## Task
Without the pictures, please reproduce only the lines from the one with "Convert this chart to Bokeh code." through the one with "from bokeh.resources import INLINE", both included.

## Data to use
= = = = =

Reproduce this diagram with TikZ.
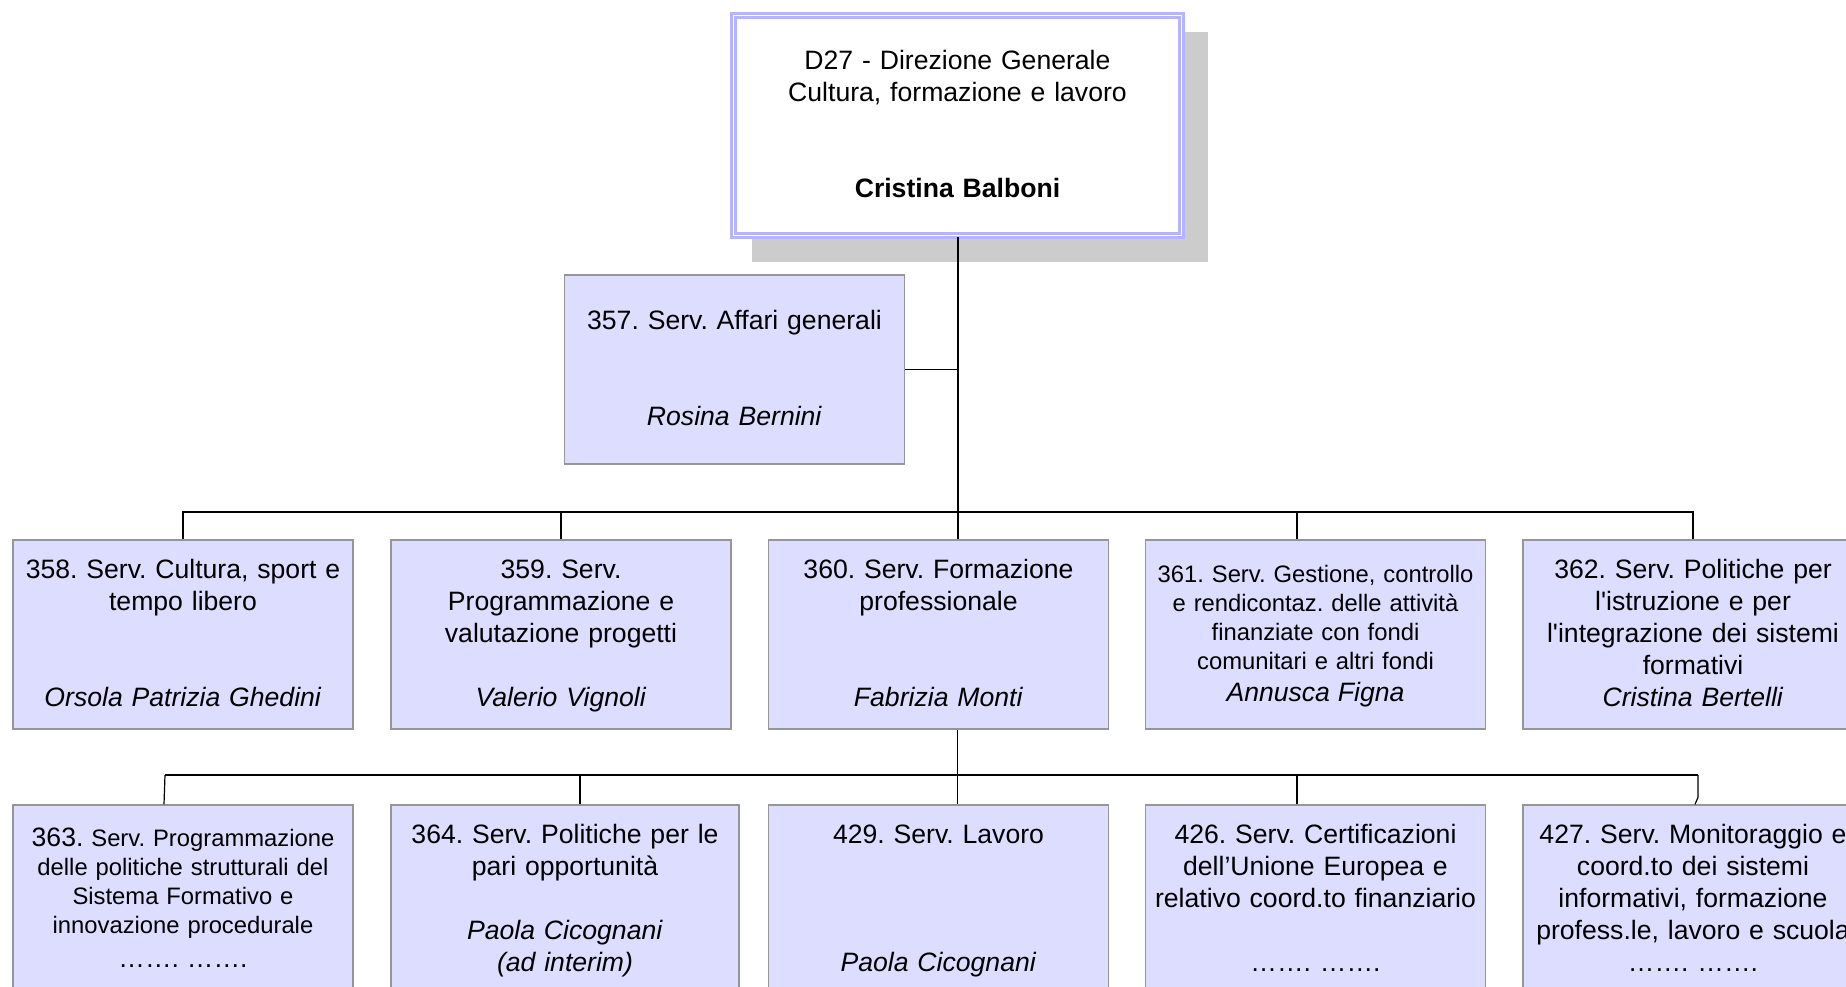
\documentclass[tikz,border=0pt]{standalone}
\usepackage{fontspec}
\setmainfont{Liberation Sans}
\frenchspacing
\definecolor{boxfill}{RGB}{221,221,255}
\definecolor{boxline}{RGB}{150,150,150}
\definecolor{headline}{RGB}{180,180,255}
\definecolor{shadowgray}{RGB}{204,204,204}
\newcommand{\normalsz}{\fontsize{13.3}{16}\selectfont}
\newcommand{\smallsz}{\fontsize{11.9}{14.5}\selectfont}
\begin{document}
\begin{tikzpicture}[x=0.5pt,y=-0.5pt,
  unit/.style={draw=boxline,line width=0.7pt,fill=boxfill,minimum width=170pt,
    minimum height=94.5pt,inner sep=0pt,text width=168pt,align=center,font=\normalsz,
    execute at begin node={\noindent\rule{0pt}{\dimexpr0.7\baselineskip+2pt\relax}},
    execute at end node=\strut},
  smallunit/.style={unit,font=\smallsz},
  head/.style={unit,draw=headline,fill=white,double=white,double distance=0.8pt,
    line width=1.3pt,minimum width=224pt,text width=220pt,minimum height=110pt},
  trunk/.style={line width=1pt},
  bar/.style={line width=0.75pt},
  drop/.style={line width=0.6pt}]
\clip (0,0) rectangle (1846,986);
% shadow of the direction box
\fill[shadowgray] (752,32) rectangle (1208,262);
\node[head] (dg) at (957.5,125.5) {D27 - Direzione Generale\\ Cultura, formazione e lavoro\\[32pt] \textbf{Cristina Balboni}};
\node[unit] (s357) at (734.5,369.5) {357. Serv. Affari generali\\[32pt] \textit{Rosina Bernini}};
% first level
\node[unit] (s358) at (183,634.5) {358. Serv. Cultura, sport e\\ tempo libero\\[32pt] \textit{Orsola Patrizia Ghedini}};
\node[unit] (s359) at (561,634.5) {359. Serv.\\ Programmazione e\\ valutazione progetti\\[16pt] \textit{Valerio Vignoli}};
\node[unit] (s360) at (938.5,634.5) {360. Serv. Formazione\\ professionale\\[32pt] \textit{Fabrizia Monti}};
\node[smallunit] (s361) at (1315.5,634.5) {361. Serv. Gestione, controllo\\ e rendicontaz. delle attività\\ finanziate con fondi\\ comunitari e altri fondi\\[1.5pt] {\normalsz\itshape Annusca Figna}};
\node[unit] (s362) at (1693,634.5) {362. Serv. Politiche per\\ l\textquotesingle istruzione e per\\ l\textquotesingle integrazione dei sistemi\\ formativi\\ \textit{Cristina Bertelli}};
% second level
\node[smallunit] (s363) at (183,899.5) {{\normalsz 363.} Serv. Programmazione\\ delle politiche strutturali del\\ Sistema Formativo e\\ innovazione procedurale\\[2.5pt] {\normalsz ……. …….}};
\node[unit,minimum width=174pt,text width=172pt] (s364) at (565,899.5) {364. Serv. Politiche per le\\ pari opportunità\\[16pt] \textit{Paola Cicognani}\\ \textit{(ad interim)}};
\node[unit] (s429) at (938.5,899.5) {429. Serv. Lavoro\\[48pt] \textit{Paola Cicognani}};
\node[unit] (s426) at (1315.5,899.5) {426. Serv. Certificazioni\\ dell’Unione Europea e\\ relativo coord.to finanziario\\[16pt] ……. …….};
\node[unit] (s427) at (1693,899.5) {427. Serv. Monitoraggio e\\ coord.to dei sistemi\\ informativi, formazione\\ profess.le, lavoro e scuola\\ ……. …….};
% connectors
\coordinate (bar1) at (957,512);
\coordinate (bar2) at (957,775);
\draw[trunk] (dg.south) -- (dg.south |- s360.north);
\draw[bar] (s357.east) -- (s357.east -| dg.south);
\draw[bar] (s358.north) -- (s358.north |- bar1) -- (s362.north |- bar1) -- (s362.north);
\draw[drop] (s359.north) -- (s359.north |- bar1);
\draw[drop] ([xshift=-9.25pt]s361.north) -- ([xshift=-9.25pt]s361.north |- bar1);
\draw[drop] (s360.south -| dg.south) -- (bar2 -| dg.south) -- (s429.north -| dg.south);
\draw[bar] ([xshift=-9pt]s363.north |- bar2) -- ([xshift=2.5pt]s427.north |- bar2);
\draw[drop] ([xshift=-9pt]s363.north |- bar2) -- ([xshift=-9.5pt]s363.north);
\draw[drop] ([xshift=7.5pt]s364.north) -- ([xshift=7.5pt]s364.north |- bar2);
\draw[drop] ([xshift=-9.25pt]s426.north) -- ([xshift=-9.25pt]s426.north |- bar2);
\draw[drop] ([xshift=2.5pt]s427.north |- bar2) -- ([xshift=2.5pt,yshift=3.5pt]s427.north) -- ([xshift=1pt]s427.north);
\end{tikzpicture}
\end{document}
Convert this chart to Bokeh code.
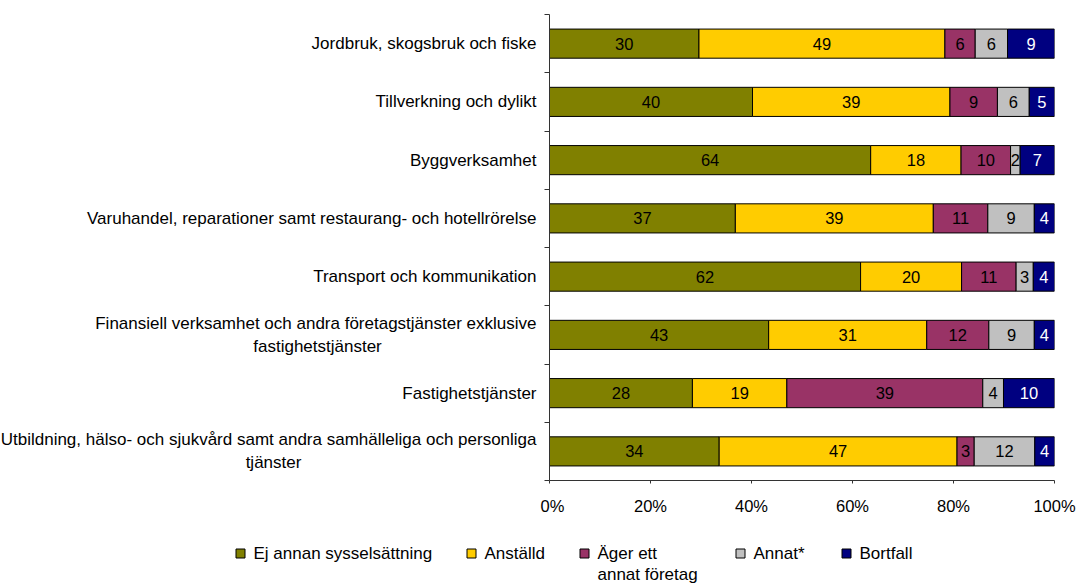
from bokeh.plotting import figure
from bokeh.layouts import column, row
from bokeh.models import (Range1d, FixedTicker, ColumnDataSource, PrintfTickFormatter)
from bokeh.core.properties import value
from bokeh.embed import file_html
from bokeh.resources import INLINE

# ---------------- data ----------------
categories = [
    "Jordbruk, skogsbruk och fiske",
    "Tillverkning och dylikt",
    "Byggverksamhet",
    "Varuhandel, reparationer samt restaurang- och hotellrörelse",
    "Transport och kommunikation",
    "Finansiell verksamhet och andra företagstjänster exklusive\nfastighetstjänster",
    "Fastighetstjänster",
    "Utbildning, hälso- och sjukvård samt andra samhälleliga och personliga\ntjänster",
]
series_names = ["Ej annan sysselsättning", "Anställd", "Äger ett\nannat företag", "Annat*", "Bortfall"]
ej_annan = [29.6, 40.2, 63.6, 36.8, 61.6, 43.4, 28.3, 33.6]
anstalld = [48.7, 39.1, 17.9, 39.2, 20.0, 31.3, 18.7, 47.1]
ager = [6.0, 9.4, 9.8, 10.8, 10.8, 12.3, 38.8, 3.4]
annat = [6.4, 6.3, 1.9, 9.2, 3.4, 9.0, 4.1, 12.0]
bortfall = [9.3, 5.0, 6.8, 4.0, 4.2, 4.0, 10.1, 3.9]
x_ticks = [0, 20, 40, 60, 80, 100]

# ---------------- styles / layout constants ----------------
colors = ["#808000", "#FFCC00", "#993366", "#C0C0C0", "#000080"]
label_colors = ["#000000", "#000000", "#000000", "#000000", "#FFFFFF"]
FONT = "Liberation Sans"
FS = "16.5px"      # values and tick labels
FS_CAT = "17px"    # category labels and legend
H = 517            # height of chart row
LH = 583 - H       # height of legend strip
W1 = 540           # width of category label column
LABEL_RIGHT = 536  # right edge of category labels
WRAP_CENTER = {5: 317, 7: 273}           # centre of wrapped (2-line) labels
LEGEND_X = [240, 471, 584, 740, 846]     # legend marker centres
LEGEND_Y = 36
LEGEND_LINE = 21

series = [ej_annan, anstalld, ager, annat, bortfall]
n = len(categories)
totals = [sum(s[i] for s in series) for i in range(n)]
ys = [i + 0.5 for i in range(n)]
yr = Range1d(n, 0)


def clean(f):
    f.outline_line_color = None
    f.xgrid.visible = False
    f.ygrid.visible = False
    f.background_fill_color = "white"
    f.border_fill_color = "white"


# ---------------- main chart ----------------
p = figure(width=1076 - W1, height=H, output_backend="svg", toolbar_location=None,
           x_range=Range1d(0, 100), y_range=yr,
           min_border_left=9, min_border_right=22, min_border_top=14, min_border_bottom=37)
clean(p)

lefts = [0.0] * n
for k, s in enumerate(series):
    pct = [s[i] / totals[i] * 100 for i in range(n)]
    rights = [lefts[i] + pct[i] for i in range(n)]
    src = ColumnDataSource(dict(
        y=ys, left=list(lefts), right=rights,
        xc=[(lefts[i] + rights[i]) / 2 for i in range(n)],
        lab=[f"{s[i]:.0f}" for i in range(n)],
    ))
    p.hbar(y="y", left="left", right="right", height=0.5, source=src,
           fill_color=colors[k], line_color="#000000", line_width=1)
    p.text(x="xc", y="y", text="lab", source=src, text_align="center",
           text_baseline="middle", text_font=value(FONT), text_font_size=FS,
           text_color=label_colors[k])
    lefts = rights

xa = p.xaxis[0]
xa.ticker = FixedTicker(ticks=x_ticks)
xa.formatter = PrintfTickFormatter(format="%d%%")
xa.major_tick_in = 0
xa.major_tick_out = 3
xa.minor_tick_line_color = None
xa.axis_line_color = "#333333"
xa.major_tick_line_color = "#333333"
xa.major_label_text_font = FONT
xa.major_label_text_font_size = FS
xa.major_label_text_color = "#000000"
xa.major_label_standoff = 13

ya = p.yaxis[0]
ya.ticker = FixedTicker(ticks=[], minor_ticks=list(range(n + 1)))
ya.major_tick_in = 0
ya.major_tick_out = 0
ya.minor_tick_in = 0
ya.minor_tick_out = 5
ya.axis_line_color = "#333333"
ya.minor_tick_line_color = "#333333"
ya.major_label_standoff = 0

# ---------------- category labels ----------------
cf = figure(width=W1, height=H, output_backend="svg", toolbar_location=None,
            x_range=Range1d(0, W1), y_range=yr,
            x_axis_location=None, y_axis_location=None,
            min_border_left=0, min_border_right=0, min_border_top=14, min_border_bottom=37)
clean(cf)
single = dict(x=[], y=[], t=[])
first = dict(x=[], y=[], t=[])
second = dict(x=[], y=[], t=[])
for i, c in enumerate(categories):
    lines = c.split("\n")
    if len(lines) == 1:
        single["x"].append(LABEL_RIGHT); single["y"].append(ys[i]); single["t"].append(c)
    else:
        first["x"].append(LABEL_RIGHT); first["y"].append(ys[i]); first["t"].append(lines[0])
        second["x"].append(WRAP_CENTER[i]); second["y"].append(ys[i]); second["t"].append(lines[1])
common = dict(text_baseline="middle", text_font=value(FONT), text_font_size=FS_CAT,
              text_color="#000000")
cf.text(x="x", y="y", text="t", source=ColumnDataSource(single), text_align="right", **common)
cf.text(x="x", y="y", text="t", source=ColumnDataSource(first), text_align="right",
        y_offset=-11.5, **common)
cf.text(x="x", y="y", text="t", source=ColumnDataSource(second), text_align="center",
        y_offset=11.5, **common)

# ---------------- legend strip ----------------
lg = figure(width=1076, height=LH, output_backend="svg", toolbar_location=None,
            x_range=Range1d(0, 1076), y_range=Range1d(LH, 0),
            x_axis_location=None, y_axis_location=None, min_border=0)
clean(lg)
mk = dict(x=[], y=[], c=[])
tx = dict(x=[], y=[], t=[])
for k, name in enumerate(series_names):
    mk["x"].append(LEGEND_X[k]); mk["y"].append(LEGEND_Y); mk["c"].append(colors[k])
    for j, line in enumerate(name.split("\n")):
        tx["x"].append(LEGEND_X[k] + 13); tx["y"].append(LEGEND_Y + j * LEGEND_LINE); tx["t"].append(line)
lg.scatter(x="x", y="y", source=ColumnDataSource(mk), marker="square", size=9,
           fill_color="c", line_color="#000000", line_width=1)
lg.text(x="x", y="y", text="t", source=ColumnDataSource(tx), text_align="left",
        text_baseline="middle", text_font=value(FONT), text_font_size=FS_CAT,
        text_color="#000000")

layout = column(row(cf, p, spacing=0), lg, spacing=0)
open("out.html", "w").write(file_html(layout, INLINE))
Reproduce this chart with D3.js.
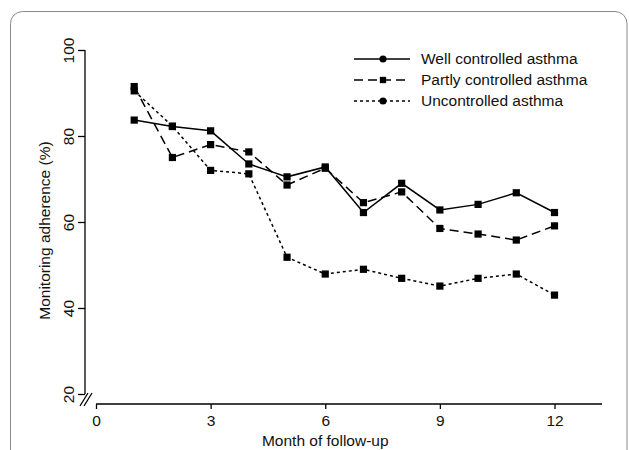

= = = = =

## In response
Convert this chart to Bokeh code.
from bokeh.plotting import figure
from bokeh.layouts import column, row
from bokeh.models import (Range1d, FixedTicker, ColumnDataSource, PrintfTickFormatter)
from bokeh.core.properties import value
from bokeh.embed import file_html
from bokeh.resources import INLINE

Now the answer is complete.